Today I was given the opportunity to contemplate the better ways of sharing bad news.
For example:
Don't start with a sad voice and the words, "I better tell you what happened."
Do start with, "Before I go further, everyone is okay."
This will leave the listener more time to actually hear the rest of what you're saying rather than trying to tick off the names of the people that might possibly have died within the past number of hours.
Don't follow the aforementioned "Don't" with, "Your sister is now homeless" and begin a long story about flames that cannot be easily heard through bad cell phone reception.
Do continue with, "There was a small house fire and because of the damage to the dining room they won't be able to stay in the house for a little while."

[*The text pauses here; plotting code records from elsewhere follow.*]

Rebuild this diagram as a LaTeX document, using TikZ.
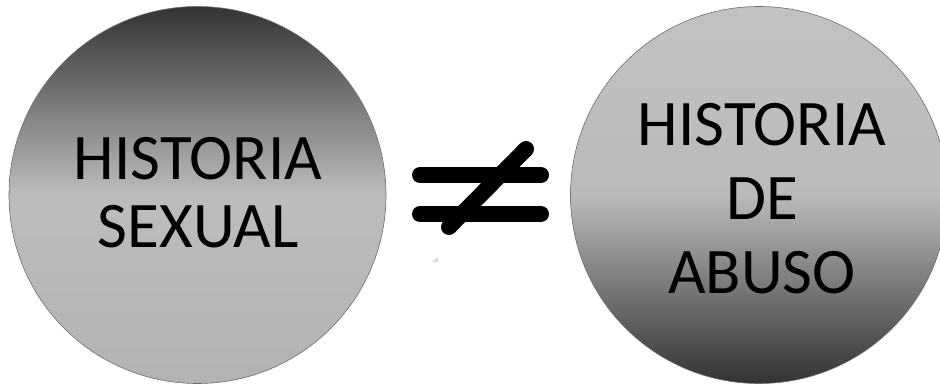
\documentclass[tikz,border=0pt]{standalone}
\usepackage{fontspec}
\setmainfont{Carlito}
\begin{document}
\begin{tikzpicture}[x=1pt,y=-1pt,
  ball/.style={circle, draw=gray!85!black, line width=0.6pt, minimum size=377pt, inner sep=0pt},
  darktop/.style={ball, top color=black!80, bottom color=black!30, middle color=black!26},
  darkbottom/.style={ball, top color=black!24, bottom color=black!80, middle color=black!27},
  label/.style={align=center, inner sep=0pt, text=black},
  bar/.style={line width=16pt, line cap=round, black}]
\useasboundingbox (0,0) rectangle (940,385);
\begin{scope}
  \clip (0,0) rectangle (940,385);
  \node[darktop] (sexual) at (197.5,195) {};
  \node[darkbottom] (abuso) at (759,195) {};
\end{scope}
\node[label, font=\fontsize{65}{68}\selectfont] (t1) at (198,193) {HISTORIA\\SEXUAL};
\node[label, font=\fontsize{65}{74}\selectfont] (t2) at (762,199) {HISTORIA\\DE\\ABUSO};
\coordinate (a1) at (420,175);
\coordinate (a2) at (541,175);
\coordinate (b1) at (420,214);
\coordinate (b2) at (541,214);
\coordinate (s1) at (449,227);
\coordinate (s2) at (526,149);
\draw[bar] (a1) -- (a2);
\draw[bar] (b1) -- (b2);
\draw[bar] (s1) -- (s2);
\fill[black!15] (432,262) -- (438,257) -- (438,262) -- cycle;
\end{tikzpicture}
\end{document}
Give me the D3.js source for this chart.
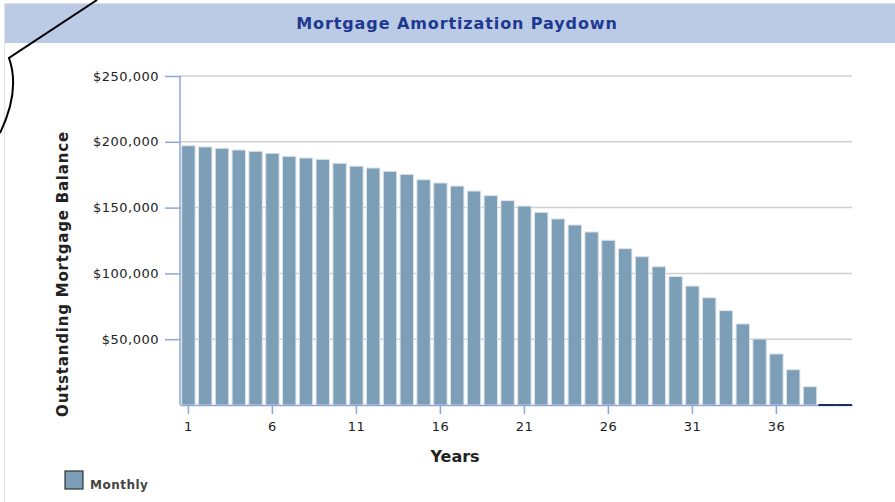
<!DOCTYPE html>
<html>
<head>
<meta charset="utf-8">
<script src="https://cdn.jsdelivr.net/npm/d3@7"></script>
<style>
  body { margin: 0; background: #fff; }
  svg { display: block; font-family: "DejaVu Sans", Verdana, sans-serif; }
</style>
</head>
<body>
<div class="chart"></div>
<script>
// data
const years = d3.range(1, 41);
const balances = [
  197000, 196100, 195100, 193800, 192800, 191300, 189000, 187700, 186700, 183700,
  181500, 180100, 177600, 175300, 171200, 168700, 166400, 162600, 159100, 155300,
  151200, 146400, 141400, 136800, 131500, 125200, 118800, 112700, 105100, 97700,
  90400, 81500, 71700, 61600, 50200, 38800, 26800, 13900, 0, 0
];
const yTicks = [50000, 100000, 150000, 200000, 250000];
const xTicks = [1, 6, 11, 16, 21, 26, 31, 36];
const title = "Mortgage Amortization Paydown";
const xTitle = "Years";
const yTitle = "Outstanding Mortgage Balance";
const legendLabel = "Monthly";

function init(){
    const w = 895, h = 502;
    const barColor = "#7c9eb7";
    const font = "'DejaVu Sans', Verdana, sans-serif";

    const svg = d3.select(".chart").append("svg").attr("width", w).attr("height", h);

    // panel border + header band
    svg.append("rect").attr("x", 4.5).attr("y", 3.5).attr("width", w).attr("height", h)
      .attr("fill", "none").attr("stroke", "#e2e2e2");
    svg.append("rect").attr("x", 5).attr("y", 4).attr("width", w - 5).attr("height", 39)
      .attr("fill", "#bccbe5");
    svg.append("text").attr("x", 457).attr("y", 29)
      .attr("text-anchor", "middle").attr("font-weight", "bold").attr("font-size", "16px")
      .attr("letter-spacing", "0.9px")
      .attr("fill", "#1d3990").text(title);

    const x = d3.scaleBand().domain(years).range([180, 852]).paddingInner(0.2).paddingOuter(0.1);
    const y = d3.scaleLinear().domain([0, 250000]).range([405, 76]);

    // grid lines
    svg.append("g").selectAll("line").data(yTicks).join("line")
      .attr("x1", 180).attr("x2", 852)
      .attr("y1", d => y(d)).attr("y2", d => y(d))
      .attr("stroke", "#cfcfcf").attr("stroke-width", 1.5);

    // bars
    const data = years.map((yr, i) => ({year: yr, value: balances[i]}));
    svg.append("g").selectAll("rect").data(data.filter(d => d.value > 0)).join("rect")
      .attr("x", d => x(d.year)).attr("width", x.bandwidth())
      .attr("y", d => y(d.value)).attr("height", d => y(0) - y(d.value))
      .attr("fill", barColor).attr("stroke", "#dfe5ea").attr("stroke-width", 1);

    // y axis
    const yAxis = svg.append("g").attr("transform", "translate(180,0)")
      .call(d3.axisLeft(y).tickValues(yTicks).tickFormat(d3.format("$,")).tickSize(15).tickPadding(6));
    yAxis.select(".domain").attr("stroke", "#8ea6d6").attr("stroke-width", 1.5).attr("d", `M0,${y(250000)}V${y(0)}`);
    yAxis.selectAll(".tick line").attr("stroke", "#8ea6d6").attr("stroke-width", 1.5);
    yAxis.selectAll(".tick text").attr("font-size", "13px").attr("fill", "#222")
      .attr("letter-spacing", "0.5px").attr("font-family", font);

    // x axis
    const xAxis = svg.append("g").attr("transform", `translate(0,${y(0)})`)
      .call(d3.axisBottom(x).tickValues(xTicks).tickSize(9).tickPadding(8).tickSizeOuter(0));
    xAxis.select(".domain").attr("stroke", "#8ea6d6").attr("stroke-width", 1.5);
    xAxis.selectAll(".tick line").attr("stroke", "#8ea6d6").attr("stroke-width", 1.5);
    xAxis.selectAll(".tick text").attr("font-size", "13px").attr("fill", "#222")
      .attr("letter-spacing", "0.5px").attr("font-family", font);

    // zero bars show as a dark line on the axis
    const half = (x.step() - x.bandwidth()) / 2;
    svg.append("g").selectAll("line").data(data.filter(d => d.value === 0)).join("line")
      .attr("x1", d => x(d.year) - half).attr("x2", d => x(d.year) + x.bandwidth() + half)
      .attr("y1", y(0)).attr("y2", y(0))
      .attr("stroke", "#1f2d5c").attr("stroke-width", 2);

    // axis titles
    svg.append("text").attr("x", 455).attr("y", 462)
      .attr("text-anchor", "middle").attr("font-weight", "bold").attr("font-size", "16px")
      .attr("fill", "#222").text(xTitle);
    svg.append("text").attr("transform", "translate(68,274) rotate(-90)")
      .attr("text-anchor", "middle").attr("font-weight", "bold").attr("font-size", "15px")
      .attr("letter-spacing", "0.8px")
      .attr("fill", "#222").text(yTitle);

    // legend
    svg.append("rect").attr("x", 65).attr("y", 471).attr("width", 18).attr("height", 18)
      .attr("fill", barColor).attr("stroke", "#333").attr("stroke-width", 1.2);
    svg.append("text").attr("x", 90).attr("y", 489).attr("font-size", "12px")
      .attr("font-weight", "bold").attr("letter-spacing", "0.5px")
      .attr("fill", "#444").text(legendLabel);

    // stray pen stroke in the top-left corner
    svg.append("path")
      .attr("d", "M97,0 L9,58 C15,75 16,100 0,133")
      .attr("fill", "none").attr("stroke", "#000").attr("stroke-width", 2);
}
window.onload = init;
</script>
</body>
</html>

This will stop your audience from having to mentally do a checklist of all the things they might have at their disposal to donate to their poor sister who has clearly just lost everything she owns and with a baby on the way and will, instead, give them the chance to actually listen to those details about the fire - bad reception and all.
But then again, starting your news with the "don't" list does, in fact, make the recipient much more positive about what actually did happen. Because when you've spent the past five minutes ranging in thoughts from the likelihood that a family member is gone to planning a benefit for the ones who lost everything in the great Black Friday Fire of 2010, suddenly realizing that the rental home they were going to be moving out of within the next couple of months anyway has some damage, while many of their belongings were saved before the electrical fire broke through the walls, really actually seems like great news.
I suppose perspective really is all in the presentation.